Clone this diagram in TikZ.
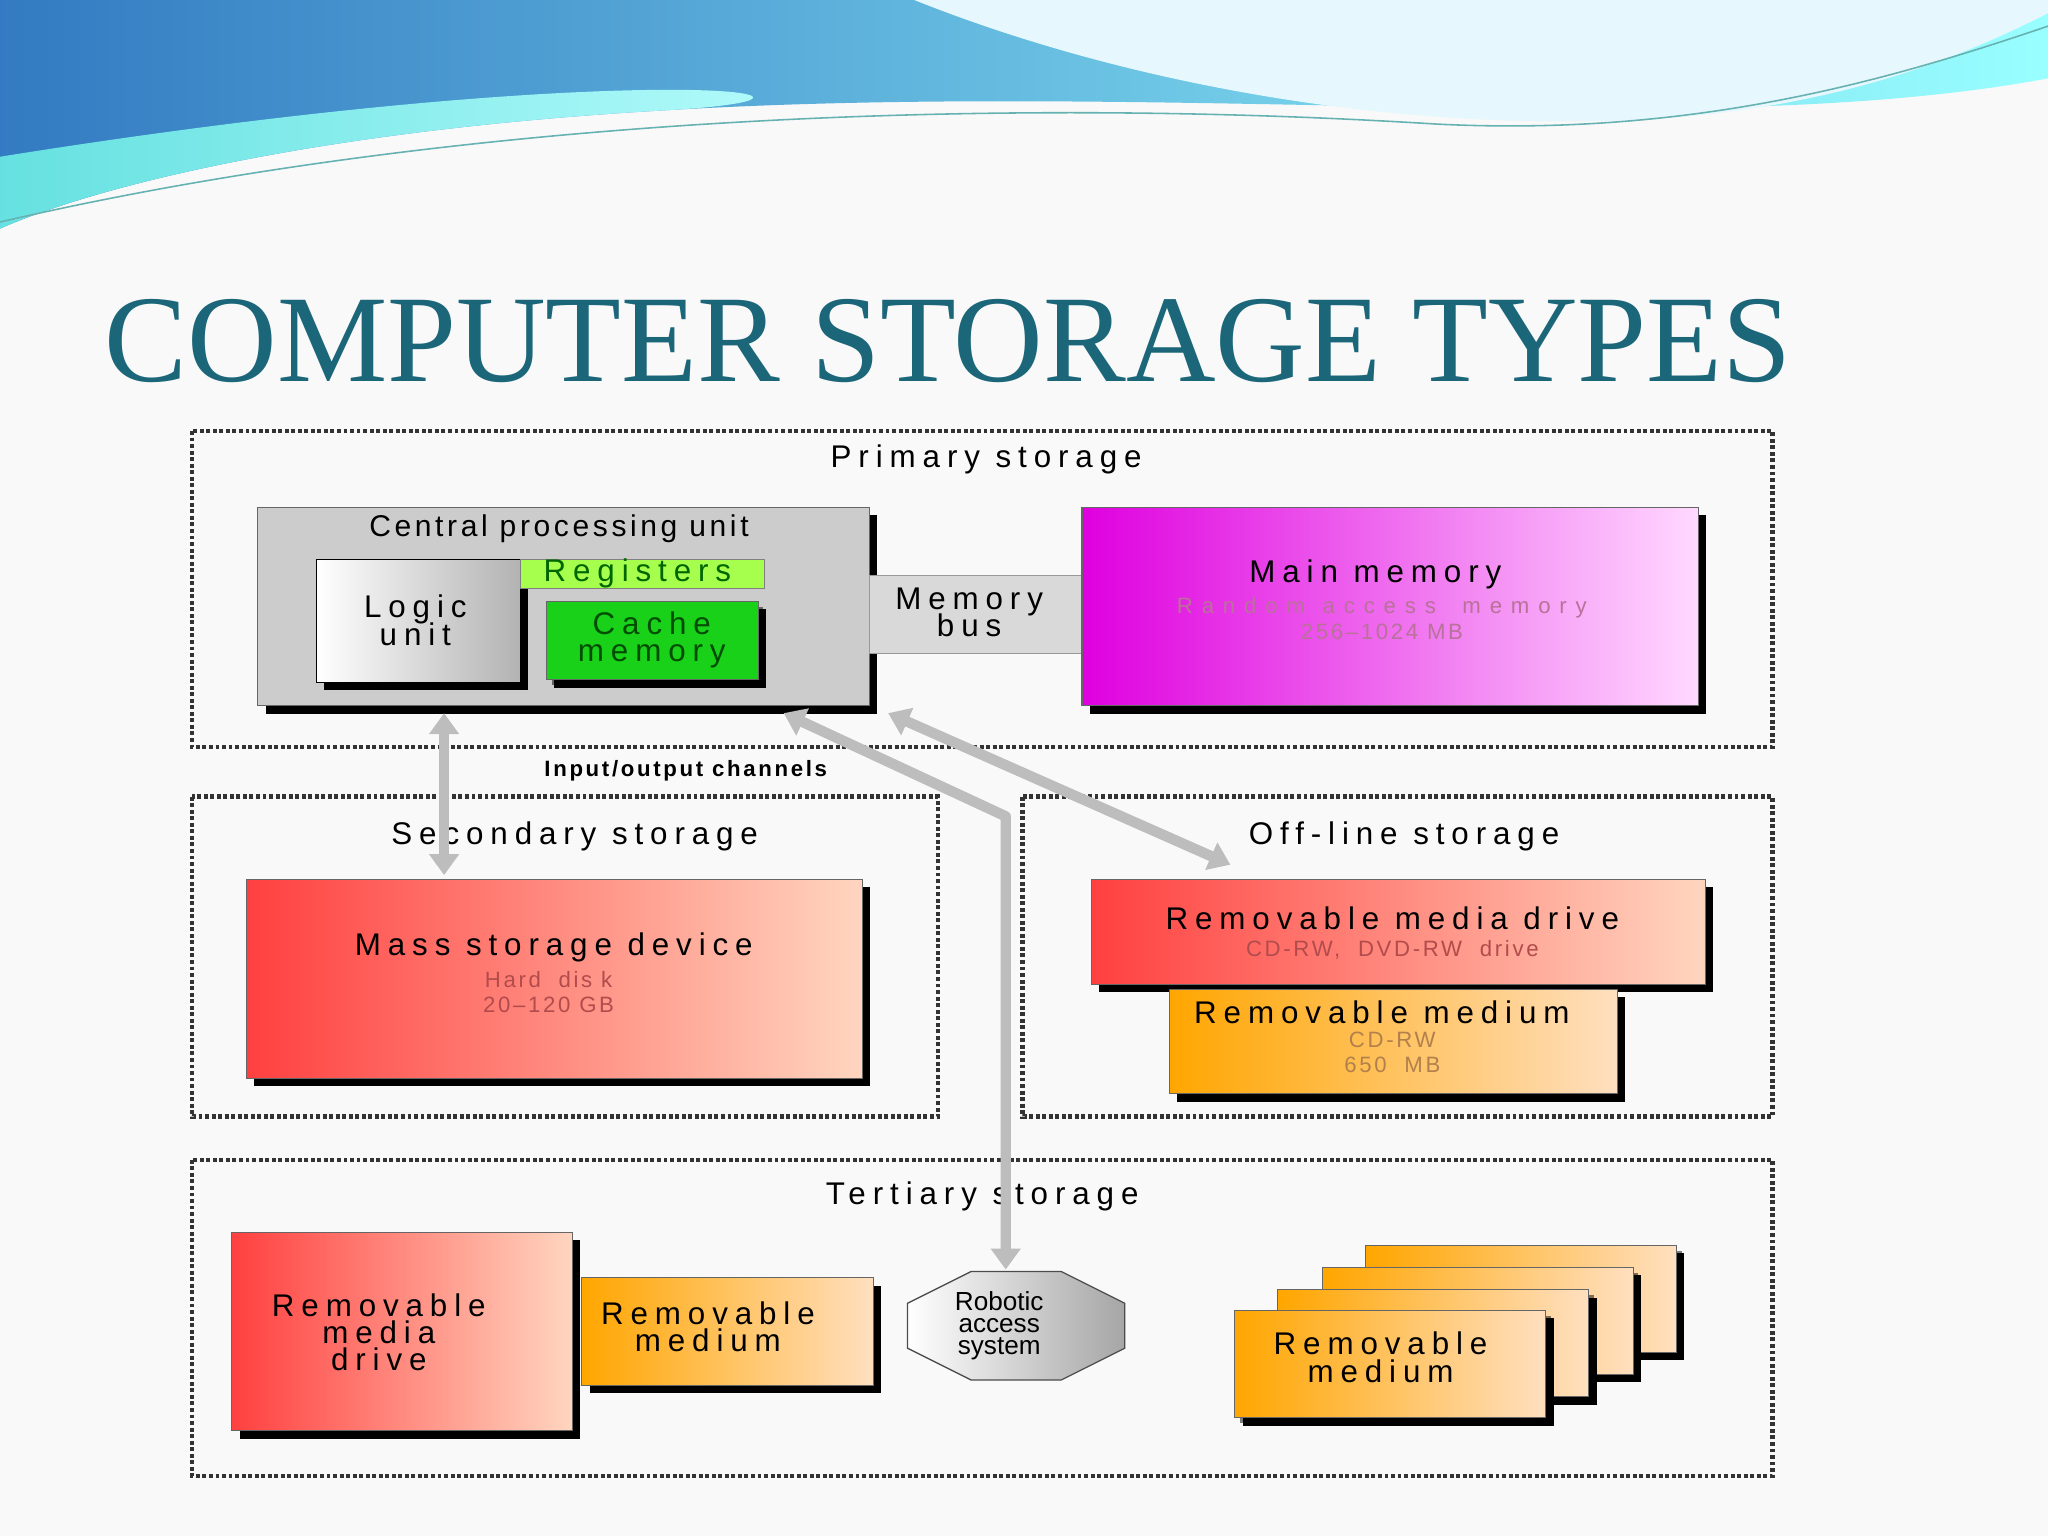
\documentclass[tikz,border=0pt]{standalone}
\usepackage{fontspec}
\setmainfont{Liberation Serif}
\setsansfont{Liberation Sans}
\newfontfamily\wide{Liberation Sans}[LetterSpace=22]
\newfontfamily\wides{Liberation Sans}[LetterSpace=12]
\usetikzlibrary{shapes.geometric,arrows.meta,shadows}
\definecolor{titlec}{HTML}{1B6679}
\definecolor{arr}{HTML}{BDBDBD}
\begin{document}
\begin{tikzpicture}[x=1pt,y=-1pt,
  lbl/.style={font=\wide\fontsize{24}{25}\selectfont,align=center,inner sep=0},
  sub/.style={font=\wides\fontsize{17}{20}\selectfont,text=gray!70,inner sep=0},
  bx/.style={anchor=north west,inner sep=0,draw=black!60,line width=0.8pt,drop shadow={shadow xshift=6pt,shadow yshift=-6pt,fill=black,opacity=1}},
  grp/.style={draw=black!80,line width=3.5pt,dash pattern=on 3pt off 2pt},
  io/.style={draw=arr,line width=8pt,{Triangle[length=16pt,width=22pt]}-{Triangle[length=16pt,width=22pt]}}]
\useasboundingbox (0,0) rectangle (1568,1176);
\fill[white!95!gray] (0,0) rectangle (1568,1176);
% header wave
\shade[left color=cyan!50!blue!70!black!80,right color=cyan!40] (0,0) -- (1568,0) -- (1568,60) .. controls (1300,110) and (900,60) .. (500,85) .. controls (250,100) and (80,140) .. (0,175) -- cycle;
\shade[left color=cyan!60!teal!60,right color=cyan!25] (0,175) .. controls (80,140) and (250,100) .. (500,85) .. controls (700,75) and (500,40) .. (0,120) -- cycle;
\fill[white!90!cyan] (700,0) .. controls (850,60) and (1050,100) .. (1250,92) .. controls (1400,85) and (1500,45) .. (1568,10) -- (1568,0) -- cycle;
\draw[teal!60,line width=1.2pt] (0,170) .. controls (300,100) and (700,70) .. (1100,95) .. controls (1300,105) and (1450,60) .. (1568,20);
\node[anchor=base west,text=titlec,font=\fontsize{95}{100}\selectfont,inner sep=0] (title) at (80,292) {COMPUTER STORAGE TYPES};
% groups
\draw[grp] (147,330) rectangle (1357,572);
\node[lbl] (pl) at (755,352) {Primary storage};
\draw[grp] (147,610) rectangle (718,855);
\node[lbl] (sl) at (440,640) {Secondary storage};
\draw[grp] (783,610) rectangle (1357,855);
\node[lbl] (ol) at (1075,640) {Off-line storage};
\draw[grp] (147,888) rectangle (1357,1130);
\node[lbl] (tl) at (752,916) {Tertiary storage};
% primary
\node[bx,fill=gray!40,minimum width=468,minimum height=152] (cpu) at (197,388) {};
\node[lbl,font=\wides\fontsize{23}{24}\selectfont] at (428,405) {Central processing unit};
\node[bx,draw=black,left color=white,right color=gray!60,minimum width=156,minimum height=94,drop shadow={shadow xshift=0pt,shadow yshift=0pt,opacity=0}] (lu) at (242,428) {};
\node[lbl] at (318,475) {Logic\\[-4pt]unit};
\node[anchor=north west,fill=green!50!yellow!70,draw=black!50,minimum width=187,minimum height=22,inner sep=0] (reg) at (398,428) {};
\node[lbl,text=green!40!black] at (488,439) {Registers};
\node[bx,fill=green!80!black!90,minimum width=162,minimum height=60,drop shadow={shadow xshift=4pt,shadow yshift=-4pt,fill=black}] (cache) at (418,460) {};
\node[lbl,text=green!30!black] at (499,490) {Cache\\[-4pt]memory};
\node[anchor=north west,fill=gray!30,draw=black!40,minimum width=163,minimum height=60,inner sep=0] (bus) at (665,440) {};
\node[lbl] at (742,469) {Memory\\[-4pt]bus};
\node[bx,left color=magenta!75!violet,right color=magenta!15,minimum width=472,minimum height=152] (mm) at (828,388) {};
\node[lbl] at (1053,440) {Main memory};
\node[sub,text=magenta!40!gray] at (1058,465) {R a n d o m \ a c c e s s \ \ m e m o r y};
\node[sub,text=magenta!40!gray] at (1058,484) {256–1024 MB};
% secondary
\node[bx,left color=red!75!white,right color=red!30!orange!25,minimum width=472,minimum height=152] (ms) at (188,673) {};
\node[lbl] at (424,725) {Mass storage device};
\node[sub,text=red!40!gray] at (420,750) {Hard \ dis k};
\node[sub,text=red!40!gray] at (420,769) {20–120 GB};
% offline
\node[bx,left color=red!75!white,right color=red!30!orange!25,minimum width=470,minimum height=80] (rmd) at (835,673) {};
\node[lbl] at (1066,703) {Removable media drive};
\node[sub,text=red!40!gray] at (1066,727) {CD-RW, \ DVD-RW \ drive};
\node[bx,left color=orange!70!yellow,right color=orange!25,minimum width=343,minimum height=80] (rm) at (895,757) {};
\node[lbl] at (1058,775) {Removable medium};
\node[sub,text=orange!40!gray] at (1066,796) {CD-RW};
\node[sub,text=orange!40!gray] at (1066,815) {650 \ MB};
% tertiary
\node[bx,left color=red!75!white,right color=red!30!orange!25,minimum width=261,minimum height=152] (trd) at (177,943) {};
\node[lbl] at (290,1020) {Removable\\[-4pt]media\\[-4pt]drive};
\node[bx,left color=orange!70!yellow,right color=orange!25,minimum width=223,minimum height=82] (trm) at (445,978) {};
\node[lbl] at (542,1016) {Removable\\[-4pt]medium};
\node[regular polygon,regular polygon sides=8,draw=black!70,line width=1pt,left color=white,right color=gray!70,minimum width=180,yscale=0.5,inner sep=0] (ras) at (778,1015) {};
\node[lbl,font=\sffamily\fontsize{20}{20}\selectfont] at (765,1015) {Robotic\\[-3pt]access\\[-3pt]system};
\foreach \n/\x/\y in {s4/1045/953,s3/1012/970,s2/978/987,s1/945/1003}
  \node[bx,left color=orange!70!yellow,right color=orange!25,minimum width=238,minimum height=82,drop shadow={shadow xshift=4pt,shadow yshift=-4pt,fill=black}] (\n) at (\x,\y) {};
\node[lbl] at (1057,1039) {Removable\\[-4pt]medium};
% channels
\coordinate (a1) at (340,546); \coordinate (b1) at (340,670);
\coordinate (a2) at (600,546); \coordinate (k2) at (770,625); \coordinate (b2) at (770,972);
\coordinate (a3) at (680,546); \coordinate (b3) at (942,662);
\draw[io] (a1) -- (b1);
\draw[io,line join=round] (a2) -- (k2) -- (b2);
\draw[io] (a3) -- (b3);
\node[font=\wides\bfseries\fontsize{17}{18}\selectfont,inner sep=0] (ioc) at (525,590) {Input/output channels};
\end{tikzpicture}
\end{document}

########################################

• [DO THIS]: Output each line exactly; omit every picture.

• [EXERCISE OUTPUT]:
Clone this diagram in TikZ.
\documentclass[tikz,border=0pt]{standalone}
\usepackage{fontspec}
\setmainfont{Liberation Serif}
\setsansfont{Liberation Sans}
\newfontfamily\wide{Liberation Sans}[LetterSpace=22]
\newfontfamily\wides{Liberation Sans}[LetterSpace=12]
\usetikzlibrary{shapes.geometric,arrows.meta,shadows}
\definecolor{titlec}{HTML}{1B6679}
\definecolor{arr}{HTML}{BDBDBD}
\begin{document}
\begin{tikzpicture}[x=1pt,y=-1pt,
  lbl/.style={font=\wide\fontsize{24}{25}\selectfont,align=center,inner sep=0},
  sub/.style={font=\wides\fontsize{17}{20}\selectfont,text=gray!70,inner sep=0},
  bx/.style={anchor=north west,inner sep=0,draw=black!60,line width=0.8pt,drop shadow={shadow xshift=6pt,shadow yshift=-6pt,fill=black,opacity=1}},
  grp/.style={draw=black!80,line width=3.5pt,dash pattern=on 3pt off 2pt},
  io/.style={draw=arr,line width=8pt,{Triangle[length=16pt,width=22pt]}-{Triangle[length=16pt,width=22pt]}}]
\useasboundingbox (0,0) rectangle (1568,1176);
\fill[white!95!gray] (0,0) rectangle (1568,1176);
% header wave
\shade[left color=cyan!50!blue!70!black!80,right color=cyan!40] (0,0) -- (1568,0) -- (1568,60) .. controls (1300,110) and (900,60) .. (500,85) .. controls (250,100) and (80,140) .. (0,175) -- cycle;
\shade[left color=cyan!60!teal!60,right color=cyan!25] (0,175) .. controls (80,140) and (250,100) .. (500,85) .. controls (700,75) and (500,40) .. (0,120) -- cycle;
\fill[white!90!cyan] (700,0) .. controls (850,60) and (1050,100) .. (1250,92) .. controls (1400,85) and (1500,45) .. (1568,10) -- (1568,0) -- cycle;
\draw[teal!60,line width=1.2pt] (0,170) .. controls (300,100) and (700,70) .. (1100,95) .. controls (1300,105) and (1450,60) .. (1568,20);
\node[anchor=base west,text=titlec,font=\fontsize{95}{100}\selectfont,inner sep=0] (title) at (80,292) {COMPUTER STORAGE TYPES};
% groups
\draw[grp] (147,330) rectangle (1357,572);
\node[lbl] (pl) at (755,352) {Primary storage};
\draw[grp] (147,610) rectangle (718,855);
\node[lbl] (sl) at (440,640) {Secondary storage};
\draw[grp] (783,610) rectangle (1357,855);
\node[lbl] (ol) at (1075,640) {Off-line storage};
\draw[grp] (147,888) rectangle (1357,1130);
\node[lbl] (tl) at (752,916) {Tertiary storage};
% primary
\node[bx,fill=gray!40,minimum width=468,minimum height=152] (cpu) at (197,388) {};
\node[lbl,font=\wides\fontsize{23}{24}\selectfont] at (428,405) {Central processing unit};
\node[bx,draw=black,left color=white,right color=gray!60,minimum width=156,minimum height=94,drop shadow={shadow xshift=0pt,shadow yshift=0pt,opacity=0}] (lu) at (242,428) {};
\node[lbl] at (318,475) {Logic\\[-4pt]unit};
\node[anchor=north west,fill=green!50!yellow!70,draw=black!50,minimum width=187,minimum height=22,inner sep=0] (reg) at (398,428) {};
\node[lbl,text=green!40!black] at (488,439) {Registers};
\node[bx,fill=green!80!black!90,minimum width=162,minimum height=60,drop shadow={shadow xshift=4pt,shadow yshift=-4pt,fill=black}] (cache) at (418,460) {};
\node[lbl,text=green!30!black] at (499,490) {Cache\\[-4pt]memory};
\node[anchor=north west,fill=gray!30,draw=black!40,minimum width=163,minimum height=60,inner sep=0] (bus) at (665,440) {};
\node[lbl] at (742,469) {Memory\\[-4pt]bus};
\node[bx,left color=magenta!75!violet,right color=magenta!15,minimum width=472,minimum height=152] (mm) at (828,388) {};
\node[lbl] at (1053,440) {Main memory};
\node[sub,text=magenta!40!gray] at (1058,465) {R a n d o m \ a c c e s s \ \ m e m o r y};
\node[sub,text=magenta!40!gray] at (1058,484) {256–1024 MB};
% secondary
\node[bx,left color=red!75!white,right color=red!30!orange!25,minimum width=472,minimum height=152] (ms) at (188,673) {};
\node[lbl] at (424,725) {Mass storage device};
\node[sub,text=red!40!gray] at (420,750) {Hard \ dis k};
\node[sub,text=red!40!gray] at (420,769) {20–120 GB};
% offline
\node[bx,left color=red!75!white,right color=red!30!orange!25,minimum width=470,minimum height=80] (rmd) at (835,673) {};
\node[lbl] at (1066,703) {Removable media drive};
\node[sub,text=red!40!gray] at (1066,727) {CD-RW, \ DVD-RW \ drive};
\node[bx,left color=orange!70!yellow,right color=orange!25,minimum width=343,minimum height=80] (rm) at (895,757) {};
\node[lbl] at (1058,775) {Removable medium};
\node[sub,text=orange!40!gray] at (1066,796) {CD-RW};
\node[sub,text=orange!40!gray] at (1066,815) {650 \ MB};
% tertiary
\node[bx,left color=red!75!white,right color=red!30!orange!25,minimum width=261,minimum height=152] (trd) at (177,943) {};
\node[lbl] at (290,1020) {Removable\\[-4pt]media\\[-4pt]drive};
\node[bx,left color=orange!70!yellow,right color=orange!25,minimum width=223,minimum height=82] (trm) at (445,978) {};
\node[lbl] at (542,1016) {Removable\\[-4pt]medium};
\node[regular polygon,regular polygon sides=8,draw=black!70,line width=1pt,left color=white,right color=gray!70,minimum width=180,yscale=0.5,inner sep=0] (ras) at (778,1015) {};
\node[lbl,font=\sffamily\fontsize{20}{20}\selectfont] at (765,1015) {Robotic\\[-3pt]access\\[-3pt]system};
\foreach \n/\x/\y in {s4/1045/953,s3/1012/970,s2/978/987,s1/945/1003}
  \node[bx,left color=orange!70!yellow,right color=orange!25,minimum width=238,minimum height=82,drop shadow={shadow xshift=4pt,shadow yshift=-4pt,fill=black}] (\n) at (\x,\y) {};
\node[lbl] at (1057,1039) {Removable\\[-4pt]medium};
% channels
\coordinate (a1) at (340,546); \coordinate (b1) at (340,670);
\coordinate (a2) at (600,546); \coordinate (k2) at (770,625); \coordinate (b2) at (770,972);
\coordinate (a3) at (680,546); \coordinate (b3) at (942,662);
\draw[io] (a1) -- (b1);
\draw[io,line join=round] (a2) -- (k2) -- (b2);
\draw[io] (a3) -- (b3);
\node[font=\wides\bfseries\fontsize{17}{18}\selectfont,inner sep=0] (ioc) at (525,590) {Input/output channels};
\end{tikzpicture}
\end{document}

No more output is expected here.